■ **WORK TO COMPLETE**
All of the lines below are to be transcribed faithfully, with pictures excluded from the copy.

■ **SOURCE EXCERPT**
──────────

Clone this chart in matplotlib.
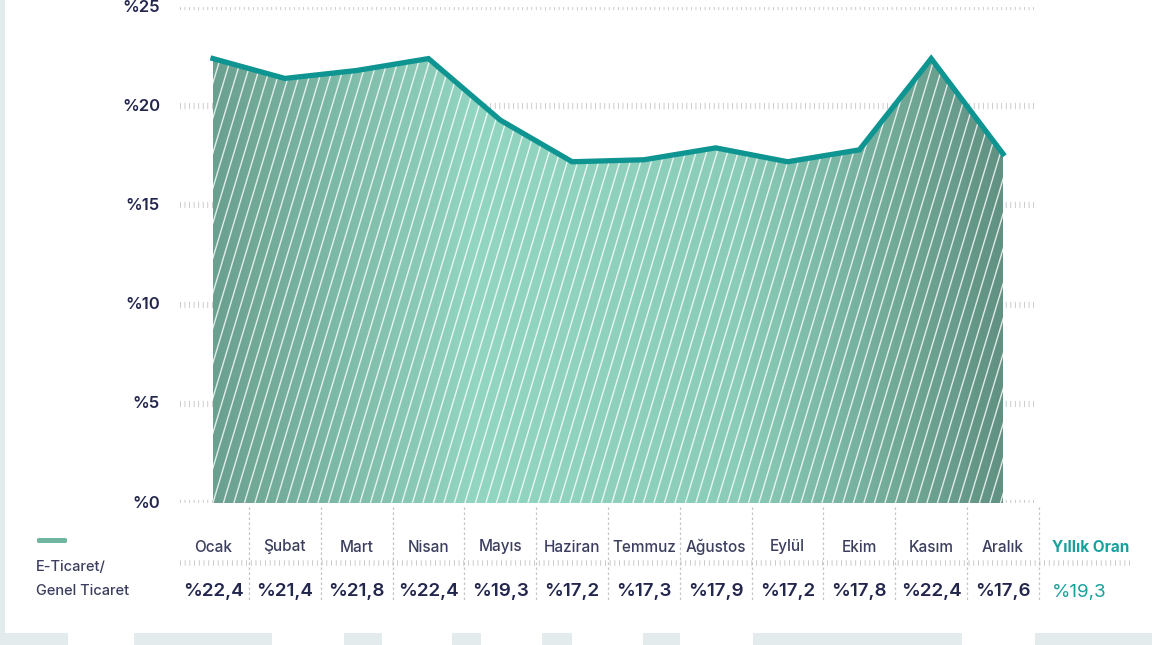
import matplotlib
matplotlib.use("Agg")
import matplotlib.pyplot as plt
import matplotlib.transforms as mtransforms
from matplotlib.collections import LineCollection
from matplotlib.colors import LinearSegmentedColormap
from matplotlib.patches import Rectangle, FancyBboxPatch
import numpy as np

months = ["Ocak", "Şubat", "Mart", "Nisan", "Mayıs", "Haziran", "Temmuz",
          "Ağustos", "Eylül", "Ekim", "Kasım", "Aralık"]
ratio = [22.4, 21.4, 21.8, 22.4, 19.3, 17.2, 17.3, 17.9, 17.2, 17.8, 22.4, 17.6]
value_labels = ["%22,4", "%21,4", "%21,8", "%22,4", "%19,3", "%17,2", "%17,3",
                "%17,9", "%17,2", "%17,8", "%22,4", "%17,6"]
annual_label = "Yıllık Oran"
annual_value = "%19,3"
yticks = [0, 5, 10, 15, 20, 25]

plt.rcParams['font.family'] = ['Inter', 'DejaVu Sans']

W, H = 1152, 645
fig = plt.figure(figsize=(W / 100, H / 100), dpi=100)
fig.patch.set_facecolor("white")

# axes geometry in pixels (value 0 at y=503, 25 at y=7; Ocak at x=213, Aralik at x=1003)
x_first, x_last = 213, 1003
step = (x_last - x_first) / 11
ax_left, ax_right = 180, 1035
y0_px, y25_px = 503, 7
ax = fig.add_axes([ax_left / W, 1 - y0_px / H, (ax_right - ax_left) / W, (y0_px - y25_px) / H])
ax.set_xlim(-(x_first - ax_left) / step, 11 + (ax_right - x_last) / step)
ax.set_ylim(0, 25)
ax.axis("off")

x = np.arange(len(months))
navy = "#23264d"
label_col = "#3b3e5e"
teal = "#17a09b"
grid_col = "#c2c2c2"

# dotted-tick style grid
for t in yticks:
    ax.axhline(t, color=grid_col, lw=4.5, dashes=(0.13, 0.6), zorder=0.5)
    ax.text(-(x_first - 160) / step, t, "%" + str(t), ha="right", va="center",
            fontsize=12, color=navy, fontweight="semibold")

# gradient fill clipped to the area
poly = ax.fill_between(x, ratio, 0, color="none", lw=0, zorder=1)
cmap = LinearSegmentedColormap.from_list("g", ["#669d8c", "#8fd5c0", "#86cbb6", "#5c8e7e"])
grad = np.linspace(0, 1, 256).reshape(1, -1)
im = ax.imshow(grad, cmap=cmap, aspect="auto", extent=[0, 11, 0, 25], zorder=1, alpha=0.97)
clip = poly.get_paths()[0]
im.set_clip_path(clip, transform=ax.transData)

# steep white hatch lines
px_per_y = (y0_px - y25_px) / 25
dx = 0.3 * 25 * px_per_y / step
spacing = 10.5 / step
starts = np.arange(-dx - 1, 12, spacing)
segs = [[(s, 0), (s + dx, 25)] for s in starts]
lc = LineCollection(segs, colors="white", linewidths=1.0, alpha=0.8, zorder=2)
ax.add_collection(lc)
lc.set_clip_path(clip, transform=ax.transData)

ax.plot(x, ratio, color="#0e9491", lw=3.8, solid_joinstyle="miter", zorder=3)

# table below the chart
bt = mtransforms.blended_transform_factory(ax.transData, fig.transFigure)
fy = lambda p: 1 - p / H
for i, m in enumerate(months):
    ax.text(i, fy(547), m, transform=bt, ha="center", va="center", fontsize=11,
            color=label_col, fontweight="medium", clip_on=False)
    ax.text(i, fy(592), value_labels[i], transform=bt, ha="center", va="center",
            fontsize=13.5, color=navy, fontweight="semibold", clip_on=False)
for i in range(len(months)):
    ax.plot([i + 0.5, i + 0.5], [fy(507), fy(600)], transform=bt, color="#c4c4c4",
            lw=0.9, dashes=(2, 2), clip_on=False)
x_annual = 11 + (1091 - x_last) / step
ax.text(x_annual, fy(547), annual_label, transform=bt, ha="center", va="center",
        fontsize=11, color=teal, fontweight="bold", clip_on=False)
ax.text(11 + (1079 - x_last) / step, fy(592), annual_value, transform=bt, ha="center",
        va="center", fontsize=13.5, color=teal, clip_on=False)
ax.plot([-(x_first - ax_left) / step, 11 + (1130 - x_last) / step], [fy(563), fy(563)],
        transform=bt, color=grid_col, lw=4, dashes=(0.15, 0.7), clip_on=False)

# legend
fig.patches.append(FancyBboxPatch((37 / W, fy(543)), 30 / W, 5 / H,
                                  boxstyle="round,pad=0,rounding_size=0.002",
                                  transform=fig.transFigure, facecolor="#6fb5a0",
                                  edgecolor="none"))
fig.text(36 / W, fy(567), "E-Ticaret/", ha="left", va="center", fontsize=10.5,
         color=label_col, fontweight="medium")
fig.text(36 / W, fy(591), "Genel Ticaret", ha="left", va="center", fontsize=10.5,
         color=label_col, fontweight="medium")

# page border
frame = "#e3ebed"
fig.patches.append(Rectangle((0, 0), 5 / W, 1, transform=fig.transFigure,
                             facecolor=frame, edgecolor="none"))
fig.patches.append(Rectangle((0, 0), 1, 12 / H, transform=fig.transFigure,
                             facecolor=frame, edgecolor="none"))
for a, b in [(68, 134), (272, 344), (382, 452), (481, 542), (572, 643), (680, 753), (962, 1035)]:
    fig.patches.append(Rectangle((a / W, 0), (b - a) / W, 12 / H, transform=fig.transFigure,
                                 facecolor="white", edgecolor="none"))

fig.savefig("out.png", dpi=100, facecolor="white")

──────────

■ **TASK OUTPUT**
Clone this chart in matplotlib.
import matplotlib
matplotlib.use("Agg")
import matplotlib.pyplot as plt
import matplotlib.transforms as mtransforms
from matplotlib.collections import LineCollection
from matplotlib.colors import LinearSegmentedColormap
from matplotlib.patches import Rectangle, FancyBboxPatch
import numpy as np

months = ["Ocak", "Şubat", "Mart", "Nisan", "Mayıs", "Haziran", "Temmuz",
          "Ağustos", "Eylül", "Ekim", "Kasım", "Aralık"]
ratio = [22.4, 21.4, 21.8, 22.4, 19.3, 17.2, 17.3, 17.9, 17.2, 17.8, 22.4, 17.6]
value_labels = ["%22,4", "%21,4", "%21,8", "%22,4", "%19,3", "%17,2", "%17,3",
                "%17,9", "%17,2", "%17,8", "%22,4", "%17,6"]
annual_label = "Yıllık Oran"
annual_value = "%19,3"
yticks = [0, 5, 10, 15, 20, 25]

plt.rcParams['font.family'] = ['Inter', 'DejaVu Sans']

W, H = 1152, 645
fig = plt.figure(figsize=(W / 100, H / 100), dpi=100)
fig.patch.set_facecolor("white")

# axes geometry in pixels (value 0 at y=503, 25 at y=7; Ocak at x=213, Aralik at x=1003)
x_first, x_last = 213, 1003
step = (x_last - x_first) / 11
ax_left, ax_right = 180, 1035
y0_px, y25_px = 503, 7
ax = fig.add_axes([ax_left / W, 1 - y0_px / H, (ax_right - ax_left) / W, (y0_px - y25_px) / H])
ax.set_xlim(-(x_first - ax_left) / step, 11 + (ax_right - x_last) / step)
ax.set_ylim(0, 25)
ax.axis("off")

x = np.arange(len(months))
navy = "#23264d"
label_col = "#3b3e5e"
teal = "#17a09b"
grid_col = "#c2c2c2"

# dotted-tick style grid
for t in yticks:
    ax.axhline(t, color=grid_col, lw=4.5, dashes=(0.13, 0.6), zorder=0.5)
    ax.text(-(x_first - 160) / step, t, "%" + str(t), ha="right", va="center",
            fontsize=12, color=navy, fontweight="semibold")

# gradient fill clipped to the area
poly = ax.fill_between(x, ratio, 0, color="none", lw=0, zorder=1)
cmap = LinearSegmentedColormap.from_list("g", ["#669d8c", "#8fd5c0", "#86cbb6", "#5c8e7e"])
grad = np.linspace(0, 1, 256).reshape(1, -1)
im = ax.imshow(grad, cmap=cmap, aspect="auto", extent=[0, 11, 0, 25], zorder=1, alpha=0.97)
clip = poly.get_paths()[0]
im.set_clip_path(clip, transform=ax.transData)

# steep white hatch lines
px_per_y = (y0_px - y25_px) / 25
dx = 0.3 * 25 * px_per_y / step
spacing = 10.5 / step
starts = np.arange(-dx - 1, 12, spacing)
segs = [[(s, 0), (s + dx, 25)] for s in starts]
lc = LineCollection(segs, colors="white", linewidths=1.0, alpha=0.8, zorder=2)
ax.add_collection(lc)
lc.set_clip_path(clip, transform=ax.transData)

ax.plot(x, ratio, color="#0e9491", lw=3.8, solid_joinstyle="miter", zorder=3)

# table below the chart
bt = mtransforms.blended_transform_factory(ax.transData, fig.transFigure)
fy = lambda p: 1 - p / H
for i, m in enumerate(months):
    ax.text(i, fy(547), m, transform=bt, ha="center", va="center", fontsize=11,
            color=label_col, fontweight="medium", clip_on=False)
    ax.text(i, fy(592), value_labels[i], transform=bt, ha="center", va="center",
            fontsize=13.5, color=navy, fontweight="semibold", clip_on=False)
for i in range(len(months)):
    ax.plot([i + 0.5, i + 0.5], [fy(507), fy(600)], transform=bt, color="#c4c4c4",
            lw=0.9, dashes=(2, 2), clip_on=False)
x_annual = 11 + (1091 - x_last) / step
ax.text(x_annual, fy(547), annual_label, transform=bt, ha="center", va="center",
        fontsize=11, color=teal, fontweight="bold", clip_on=False)
ax.text(11 + (1079 - x_last) / step, fy(592), annual_value, transform=bt, ha="center",
        va="center", fontsize=13.5, color=teal, clip_on=False)
ax.plot([-(x_first - ax_left) / step, 11 + (1130 - x_last) / step], [fy(563), fy(563)],
        transform=bt, color=grid_col, lw=4, dashes=(0.15, 0.7), clip_on=False)

# legend
fig.patches.append(FancyBboxPatch((37 / W, fy(543)), 30 / W, 5 / H,
                                  boxstyle="round,pad=0,rounding_size=0.002",
                                  transform=fig.transFigure, facecolor="#6fb5a0",
                                  edgecolor="none"))
fig.text(36 / W, fy(567), "E-Ticaret/", ha="left", va="center", fontsize=10.5,
         color=label_col, fontweight="medium")
fig.text(36 / W, fy(591), "Genel Ticaret", ha="left", va="center", fontsize=10.5,
         color=label_col, fontweight="medium")

# page border
frame = "#e3ebed"
fig.patches.append(Rectangle((0, 0), 5 / W, 1, transform=fig.transFigure,
                             facecolor=frame, edgecolor="none"))
fig.patches.append(Rectangle((0, 0), 1, 12 / H, transform=fig.transFigure,
                             facecolor=frame, edgecolor="none"))
for a, b in [(68, 134), (272, 344), (382, 452), (481, 542), (572, 643), (680, 753), (962, 1035)]:
    fig.patches.append(Rectangle((a / W, 0), (b - a) / W, 12 / H, transform=fig.transFigure,
                                 facecolor="white", edgecolor="none"))

fig.savefig("out.png", dpi=100, facecolor="white")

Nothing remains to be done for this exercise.